Oil was steady following a meeting between US President Donald Trump and Chinese leader Xi Jinping, where they struck an optimistic tone and emphasized possibles for collaboration.
Brent crude traded around $106 a barrel after falling 2% in the previous session, while West Texas Intermediate was near $102. Prior to the meeting in Beijing on Thursday, which lasted over two hours, Trump said that “the relationship between China and the USA is going to be better than ever before.”
The summit is being held against the backdrop of the Iran war that shows no signs of a resolution. The conflict has driven global oil inventories down at a record pace, and the market will remain “severely undersupplied” until October even if it ends next month, according to the International Energy Agency.
Ahead of the leaders’ meeting, the US threatened banks and sanctioned additional entities over the sale of Iranian oil to China, the largest buyer of its crude. This week, Trump told reporters at the White House that trade talks would be prioritized over discussions about the Middle East conflict.

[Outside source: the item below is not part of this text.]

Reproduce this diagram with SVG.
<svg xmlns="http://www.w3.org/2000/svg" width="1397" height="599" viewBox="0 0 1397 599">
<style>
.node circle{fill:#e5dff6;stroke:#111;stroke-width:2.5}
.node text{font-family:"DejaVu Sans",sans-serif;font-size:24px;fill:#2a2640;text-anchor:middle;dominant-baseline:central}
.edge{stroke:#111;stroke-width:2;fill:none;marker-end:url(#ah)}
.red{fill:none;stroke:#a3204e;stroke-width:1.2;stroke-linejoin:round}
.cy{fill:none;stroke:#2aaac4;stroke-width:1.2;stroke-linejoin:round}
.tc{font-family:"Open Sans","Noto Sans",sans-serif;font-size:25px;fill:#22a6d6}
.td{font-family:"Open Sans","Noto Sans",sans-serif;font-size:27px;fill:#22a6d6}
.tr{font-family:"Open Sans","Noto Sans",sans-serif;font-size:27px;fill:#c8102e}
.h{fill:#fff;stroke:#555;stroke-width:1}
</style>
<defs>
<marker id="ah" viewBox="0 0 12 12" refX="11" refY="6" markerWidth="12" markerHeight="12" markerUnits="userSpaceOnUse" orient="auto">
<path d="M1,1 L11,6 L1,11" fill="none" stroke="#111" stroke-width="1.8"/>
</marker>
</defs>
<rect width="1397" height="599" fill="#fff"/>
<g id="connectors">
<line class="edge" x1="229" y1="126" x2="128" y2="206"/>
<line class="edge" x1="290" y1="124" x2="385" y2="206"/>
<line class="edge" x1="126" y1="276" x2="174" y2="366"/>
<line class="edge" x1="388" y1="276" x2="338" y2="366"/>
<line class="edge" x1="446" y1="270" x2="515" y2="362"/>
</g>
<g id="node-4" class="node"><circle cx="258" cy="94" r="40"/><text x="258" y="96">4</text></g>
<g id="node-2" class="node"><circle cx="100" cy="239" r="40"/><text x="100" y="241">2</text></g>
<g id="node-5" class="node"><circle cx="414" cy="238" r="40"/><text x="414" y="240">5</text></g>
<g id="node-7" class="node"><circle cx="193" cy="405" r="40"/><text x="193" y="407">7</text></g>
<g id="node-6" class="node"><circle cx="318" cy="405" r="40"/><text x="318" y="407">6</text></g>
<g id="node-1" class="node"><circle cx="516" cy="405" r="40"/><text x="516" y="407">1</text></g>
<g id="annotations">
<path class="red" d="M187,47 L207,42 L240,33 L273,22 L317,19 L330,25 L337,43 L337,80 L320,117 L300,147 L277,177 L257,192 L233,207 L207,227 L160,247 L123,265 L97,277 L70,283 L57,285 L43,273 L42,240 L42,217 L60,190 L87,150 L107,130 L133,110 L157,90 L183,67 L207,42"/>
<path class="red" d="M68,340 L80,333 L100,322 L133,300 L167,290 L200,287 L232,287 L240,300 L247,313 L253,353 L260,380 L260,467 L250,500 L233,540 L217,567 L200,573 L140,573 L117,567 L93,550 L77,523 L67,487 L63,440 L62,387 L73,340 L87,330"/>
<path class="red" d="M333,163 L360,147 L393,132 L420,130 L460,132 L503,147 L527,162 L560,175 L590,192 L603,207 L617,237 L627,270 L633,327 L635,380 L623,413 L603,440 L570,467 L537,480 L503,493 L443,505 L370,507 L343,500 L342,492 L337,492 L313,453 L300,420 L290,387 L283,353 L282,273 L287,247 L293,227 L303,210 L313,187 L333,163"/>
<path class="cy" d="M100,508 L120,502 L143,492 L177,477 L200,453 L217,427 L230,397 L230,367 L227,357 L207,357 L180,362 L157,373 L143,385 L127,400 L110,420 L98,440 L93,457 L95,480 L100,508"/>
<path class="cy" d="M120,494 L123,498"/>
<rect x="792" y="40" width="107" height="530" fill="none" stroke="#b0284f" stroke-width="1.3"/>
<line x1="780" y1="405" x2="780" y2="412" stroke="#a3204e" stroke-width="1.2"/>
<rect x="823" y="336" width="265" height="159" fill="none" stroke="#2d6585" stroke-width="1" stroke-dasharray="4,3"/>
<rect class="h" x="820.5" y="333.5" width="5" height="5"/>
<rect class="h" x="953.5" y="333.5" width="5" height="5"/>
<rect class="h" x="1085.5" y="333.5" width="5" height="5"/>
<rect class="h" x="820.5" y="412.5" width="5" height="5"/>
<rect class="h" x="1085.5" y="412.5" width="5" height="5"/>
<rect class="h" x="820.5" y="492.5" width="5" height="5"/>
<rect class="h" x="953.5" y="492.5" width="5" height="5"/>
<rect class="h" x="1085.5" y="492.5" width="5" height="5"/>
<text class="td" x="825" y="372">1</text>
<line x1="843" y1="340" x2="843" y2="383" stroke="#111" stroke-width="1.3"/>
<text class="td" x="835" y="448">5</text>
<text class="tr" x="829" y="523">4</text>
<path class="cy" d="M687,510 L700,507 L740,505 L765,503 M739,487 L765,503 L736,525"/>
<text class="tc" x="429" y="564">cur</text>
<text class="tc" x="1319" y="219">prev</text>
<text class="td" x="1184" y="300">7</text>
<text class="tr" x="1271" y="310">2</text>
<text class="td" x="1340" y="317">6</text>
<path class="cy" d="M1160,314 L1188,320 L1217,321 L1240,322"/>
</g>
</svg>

Flows of crude and fuels through the crucial Strait of Hormuz fell by nearly 6 million barrels a day in the first quarter after hostilities began in late February, according to the Energy Information Administration. Only a trickle of tankers have been able to exit the Persian Gulf during the war.
“As long as the path still appears to be leaning toward diplomacy rather than outright escalation, the market remains focused on the endgame — namely, when flows ultimately resume — even as that timeline continues to slip,” said Rebecca Babin, senior energy trader at CIBC Private Wealth Group, referring to the Iran war.
A ceasefire has been in place since early April, despite a series of flareups, but the US and Iran appear to be making little progress toward resolving their differences and agreeing on a peace proposal. That’s kept the strait effectively closed, choking off crucial energy supplies to global customers.
Iran’s crude shipments have also been curbed due to a US naval blockade of the nation’s ports. Oil jetties at its main Kharg Island export terminal were once again empty on Tuesday, according to satellite images collected by Bloomberg News. For a fourth consecutive period when satellites have captured activity at the facility, no tankers have been spotted.
A sanctions waiver issued by the US that had allowed for the purchase of Russian oil on water is set to expire this weekend, leaving refiners in India — one of the biggest buyers — especially vulnerable. The South Asian nation has imported bumper volumes so far this month.